On February 7, two days after Colin Powell’s much-lauded presentation before the United Nations Security Council, Washington Post reporter Walter Pincus described how foreign government officials, terrorism experts and members of Congress disputed a key claim: the supposed link between Iraq and Al Qaeda. Despite the article’s relevance, the Post buried it in journalistic no man’s land–page A21–where it had little effect. An article a week later by Pincus and military correspondent Dana Priest, “Bin Laden-Hussein Link Hazy,” got a similar A20 placement.
On March 16 another Pincus article, “U.S. Lacks Specifics on Banned Arms,” explained that US intelligence agencies believed the Bush Administration had exaggerated the threat posed by Saddam’s purported stocks of WMD. Its placement: A17. Two days later, Pincus and White House correspondent Dana Milbank wrote a strenuous indictment of the Administration’s rationales for war: “As the Bush Administration prepares to attack Iraq this week, it is doing so on the basis of a number of allegations against Iraqi President Saddam Hussein that have been challenged–and in some cases disproved–by the United Nations, European governments and even U.S. intelligence reports.” That one managed to vault only up to A13.
It wasn’t until May 29, almost a month after Bush declared an end to major combat operations, that Pincus, along with co-writer Karen DeYoung, broke onto the front page with a story headlined “U.S. Hedges on Finding Iraqi Weapons; Officials Cite the Possibilities of Long or Fruitless Search for Banned Arms.” At that point, with guerrilla attacks rising, postwar planning in disarray and the weapons highlighted by the Bush Administration nowhere to be found, experts and politicians on Pincus’s intelligence beat–and, more important, his own editors–began to stir. In June and July, stories about Iraq-related intelligence controversies written or co-written by Pincus, Priest and Milbank appeared on the front page twenty-one times. Between July 15 and July 21, their breaking news stories were on page one seven days in a row.

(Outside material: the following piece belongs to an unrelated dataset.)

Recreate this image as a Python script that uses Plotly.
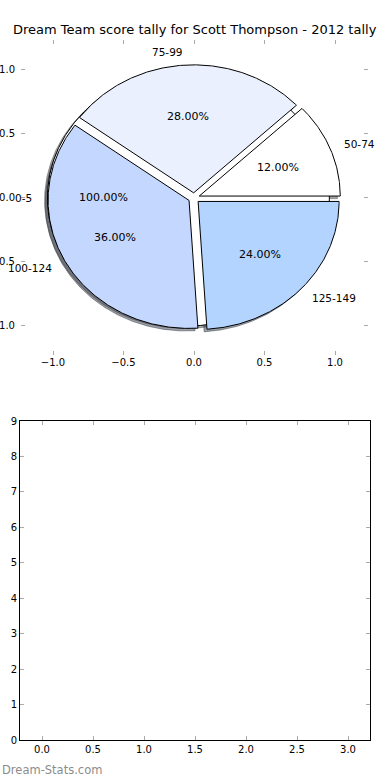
import numpy as np
import plotly.graph_objects as go

# ---------------- data ----------------
title_text = "Dream Team score tally for Scott Thompson - 2012 tally"
first_labels = ["0-5"]
first_counts = [1]
labels = ["50-74", "75-99", "100-124", "125-149"]
counts = [3, 7, 9, 6]
colors = ["#FFFFFF", "#EAF0FE", "#C4D7FE", "#B3D4FE"]
pie_ticks = [-1.0, -0.5, 0.0, 0.5, 1.0]
bar_xticks = [0.0, 0.5, 1.0, 1.5, 2.0, 2.5, 3.0]
bar_yticks = [0, 1, 2, 3, 4, 5, 6, 7, 8, 9]
watermark = "Dream-Stats.com"

# ---------------- style ----------------
FONT = "DejaVu Sans"
EXPLODE = 0.04
SHADOW = (-0.02, -0.02)
W, H = 390, 780


def wedges(vals):
    v = np.asarray(vals, dtype=float)
    s = v.sum()
    if s > 1:
        v = v / s
    out = []
    t1 = 0.0
    for f in v:
        t2 = t1 + 360.0 * f
        mid = np.deg2rad((t1 + t2) / 2)
        cx, cy = EXPLODE * np.cos(mid), EXPLODE * np.sin(mid)
        th = np.deg2rad(np.linspace(t1, t2, max(int(abs(t2 - t1)) * 2, 4)))
        xs = cx + np.cos(th)
        ys = cy + np.sin(th)
        if abs((t2 - t1) - 360) > 1e-9:
            xs = np.concatenate([[cx], xs, [cx]])
            ys = np.concatenate([[cy], ys, [cy]])
        else:
            xs = np.concatenate([xs, xs[:1]])
            ys = np.concatenate([ys, ys[:1]])
        out.append(dict(xs=xs, ys=ys, cx=cx, cy=cy, mid=mid, frac=f))
        t1 = t2
    return out


pies = [(first_labels, wedges(first_counts)), (labels, wedges(counts))]

fig = go.Figure()


def shade(hexc):
    h = hexc.lstrip("#")
    r, g, b = (int(h[i:i + 2], 16) for i in (0, 2, 4))
    return f"rgba({int(r*0.3)},{int(g*0.3)},{int(b*0.3)},0.5)"


# shadows below everything
for labs, ws in pies:
    for i, w in enumerate(ws):
        c = shade(colors[i % len(colors)])
        fig.add_trace(go.Scatter(x=w["xs"] + SHADOW[0], y=w["ys"] + SHADOW[1],
                                 mode="lines", fill="toself", fillcolor=c,
                                 line=dict(color=c, width=1),
                                 hoverinfo="skip", showlegend=False,
                                 xaxis="x", yaxis="y"))

annotations = []
for labs, ws in pies:
    for i, w in enumerate(ws):
        fig.add_trace(go.Scatter(x=w["xs"], y=w["ys"], mode="lines", fill="toself",
                                 fillcolor=colors[i % len(colors)],
                                 line=dict(color="black", width=1),
                                 hoverinfo="skip", showlegend=False,
                                 xaxis="x", yaxis="y"))
        lx = w["cx"] + 1.1 * np.cos(w["mid"])
        ly = w["cy"] + 1.1 * np.sin(w["mid"])
        annotations.append(dict(x=lx, y=ly, xref="x", yref="y", text=labs[i],
                                showarrow=False, xanchor="left" if lx > 0 else "right",
                                borderpad=0,
                                yanchor="middle", font=dict(family=FONT, size=10.5, color="black")))
        px_ = w["cx"] + 0.6 * np.cos(w["mid"])
        py_ = w["cy"] + 0.6 * np.sin(w["mid"])
        annotations.append(dict(x=px_, y=py_, xref="x", yref="y",
                                text=f"{w['frac']*100:.2f}%", showarrow=False,
                                xanchor="center", yanchor="middle",
                                font=dict(family=FONT, size=11, color="black")))

# empty lower axes
fig.add_trace(go.Scatter(x=[], y=[], xaxis="x2", yaxis="y2", showlegend=False))

annotations.append(dict(x=195 / W, y=1 - 30 / H, xref="paper", yref="paper", text=title_text,
                        showarrow=False, xanchor="center", yanchor="middle",
                        font=dict(family=FONT, size=13, color="black")))
annotations.append(dict(x=0, y=1 - 770 / H, xref="paper", yref="paper", text=watermark,
                        showarrow=False, xanchor="left", yanchor="middle",
                        font=dict(family=FONT, size=11.5, color="#8c8c8c")))

tickfont = dict(family=FONT, size=10, color="black")
pie_ax = dict(range=[-1.227, 1.234], tickvals=pie_ticks, tickformat=".1f",
              ticks="inside", ticklen=4, tickcolor="#aaaaaa", tickwidth=1,
              showline=False, mirror="ticks", showgrid=False, zeroline=False,
              tickfont=tickfont, fixedrange=True, automargin=False)

fig.update_layout(
    width=W, height=H, margin=dict(l=0, r=0, t=0, b=0, autoexpand=False),
    paper_bgcolor="white", plot_bgcolor="white",
    xaxis=dict(pie_ax, domain=[21 / W, 368 / W], anchor="y"),
    yaxis=dict(pie_ax, domain=[1 - 355 / H, 1 - 40 / H], anchor="x", ticklabelstandoff=5),
    xaxis2=dict(range=[-0.2157, 3.2157], tickvals=bar_xticks, tickformat=".1f",
                domain=[20 / W, 370 / W], anchor="y2", automargin=False,
                ticks="inside", ticklen=4, tickcolor="#aaaaaa", showline=True,
                linecolor="black", linewidth=1, mirror="ticks", showgrid=False,
                zeroline=False, tickfont=tickfont),
    yaxis2=dict(range=[0, 9], tickvals=bar_yticks, domain=[1 - 740 / H, 1 - 421 / H],
                anchor="x2", ticks="inside", ticklen=4, tickcolor="#aaaaaa", automargin=False,
                showline=True, linecolor="black", linewidth=1, mirror="ticks",
                showgrid=False, zeroline=False, tickfont=tickfont),
    annotations=annotations,
    showlegend=False,
)

fig.write_html("out.html", config={"displayModeBar": False},
               post_script="document.body.style.margin='0';")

The Post‘s sluggish start, followed by its abrupt shift into high gear, was not lost on readers–including its own ombudsman. “There was a disconcerting pattern of underplayed or missed stories that were not up to the coverage that followed during and after the war,” says Michael Getler, who’s written critically of his paper’s prewar failure to acknowledge dissenting voices.
Post executive editor Leonard Downie Jr. denies any such transformation, saying “nothing is done differently now than before.” But Getler, and other Post insiders, disagree. Getler says the Post, like the rest of the press (but with a more significant impact, since it is the most closely watched barometer of the politics and mood in Washington), failed to capture adequately the transition from Osama and Afghanistan to Saddam and Iraq, a move that drastically increased dissent across the globe. “The Post is not biased,” Getler says, “but in the summer of 2002 up through [the start of war in Iraq], they were not alert enough, early enough, to dissenting voices.”